One must also consider the evidence yielded by the examinations carried out at the site and in the presence of members of the CONADEP (National Commission on the Disappeared) in the case of the aforementioned Alcides Antonio Chiesa, Rubén Schell, Norma Esther Leanza de Chiesa, Alberto Felipe Maly, Alberto Cruz Lucero, Néstor Busso, Alberto Osvaldo Derman, y María Kubik Marcoff de Lefteroff y además por Ramón Raúl Romero, Oscar Luis Viegas, Beatriz Lilian Bermúdez Calvar de Viegas and María Concepción Espinosa de Robles. Three maps and 95 pictures of the place were taken in this investigation and photocopies were later presented to the court in Annex Nº 8, fs. 4800/4806 of the public prosecutor’s list of evidence.

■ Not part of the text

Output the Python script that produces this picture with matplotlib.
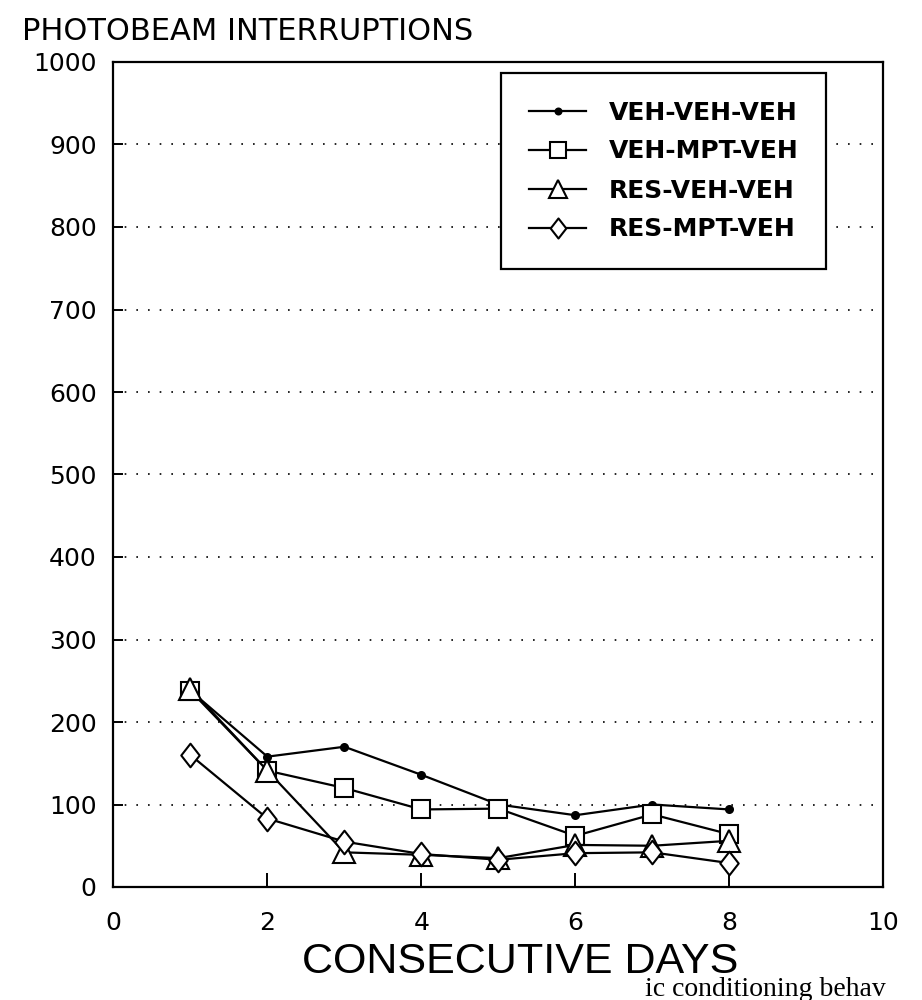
import matplotlib
matplotlib.use("Agg")
import matplotlib.pyplot as plt
from matplotlib.path import Path

# data
days = [1, 2, 3, 4, 5, 6, 7, 8]
veh_veh_veh = [238, 158, 170, 136, 100, 87, 100, 94]
veh_mpt_veh = [238, 141, 120, 94, 95, 62, 88, 64]
res_veh_veh = [240, 141, 42, 39, 35, 51, 50, 56]
res_mpt_veh = [160, 83, 55, 40, 33, 41, 42, 29]

series_labels = ["VEH-VEH-VEH", "VEH-MPT-VEH", "RES-VEH-VEH", "RES-MPT-VEH"]
x_ticks = [0, 2, 4, 6, 8, 10]
y_ticks = list(range(0, 1001, 100))

# slightly tall diamond, like the one in the scan
diamond = Path([(0, 1), (0.78, 0), (0, -1), (-0.78, 0), (0, 1)],
               [Path.MOVETO, Path.LINETO, Path.LINETO, Path.LINETO, Path.CLOSEPOLY])

fig = plt.figure(figsize=(9.22, 10), dpi=100)
ax = fig.add_axes([0.123, 0.113, 0.835, 0.825])

line_kw = dict(color="black", linewidth=1.6, markeredgecolor="black",
               markeredgewidth=1.5)
ax.plot(days, veh_veh_veh, marker="o", markersize=5, markerfacecolor="black",
        label=series_labels[0], **line_kw)
ax.plot(days, veh_mpt_veh, marker="s", markersize=13, markerfacecolor="white",
        label=series_labels[1], **line_kw)
ax.plot(days, res_veh_veh, marker="^", markersize=16, markerfacecolor="white",
        label=series_labels[2], **line_kw)
ax.plot(days, res_mpt_veh, marker=diamond, markersize=17, markerfacecolor="white",
        label=series_labels[3], **line_kw)

ax.set_xlim(0, 10)
ax.set_ylim(0, 1000)
ax.set_xticks(x_ticks)
ax.set_yticks(y_ticks)

# dotted horizontal grid, no line on the top border
for v in y_ticks[1:-1]:
    ax.axhline(v, color="black", linewidth=1.2, linestyle=(0, (1, 6)), zorder=0)

for s in ax.spines.values():
    s.set_linewidth(1.6)
ax.tick_params(axis="both", direction="in", width=1.4, labelsize=18)
ax.tick_params(axis="x", length=10, pad=17)
ax.tick_params(axis="y", length=7, pad=12)
for lab in ax.get_xticklabels() + ax.get_yticklabels():
    lab.set_family("DejaVu Sans")

leg = ax.legend(loc="upper right", bbox_to_anchor=(0.896, 0.927),
                bbox_transform=fig.transFigure, borderaxespad=0,
                fancybox=False, framealpha=1, edgecolor="black",
                prop={"family": "DejaVu Sans", "weight": "bold", "size": 18},
                handlelength=2.3, handletextpad=0.9, borderpad=1.1,
                labelspacing=0.6)
leg.get_frame().set_linewidth(1.6)
for h in leg.legend_handles:
    h.set_markersize(h.get_markersize() * 0.85)

fig.text(0.024, 0.968, "PHOTOBEAM INTERRUPTIONS", fontsize=22,
         family="DejaVu Sans", ha="left", va="center")
fig.text(0.564, 0.038, "CONSECUTIVE DAYS", fontsize=31,
         family="Liberation Sans", ha="center", va="center")
# caption of the page, cut by the scan edge in the original
fig.text(0.70, 0.011, "ic conditioning behav", fontsize=20,
         family="Liberation Serif", ha="left", va="center")

fig.savefig("out.png", dpi=100)
plt.close(fig)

The Commisioner General Miguel Osvaldo Etchecolatz expressed in pages 341-343 of his testimony, collected under the proceedings of Supreme Council of the Armed Forces in compliance with decree 280 of the National Executive, that the Buenos Aires Provincial Police had facilities for the accommodation of POWs, and that these facilities changed frequently for strategic reasons and to avoid discovery by the enemy, as in the cases of Arana and Quilmes.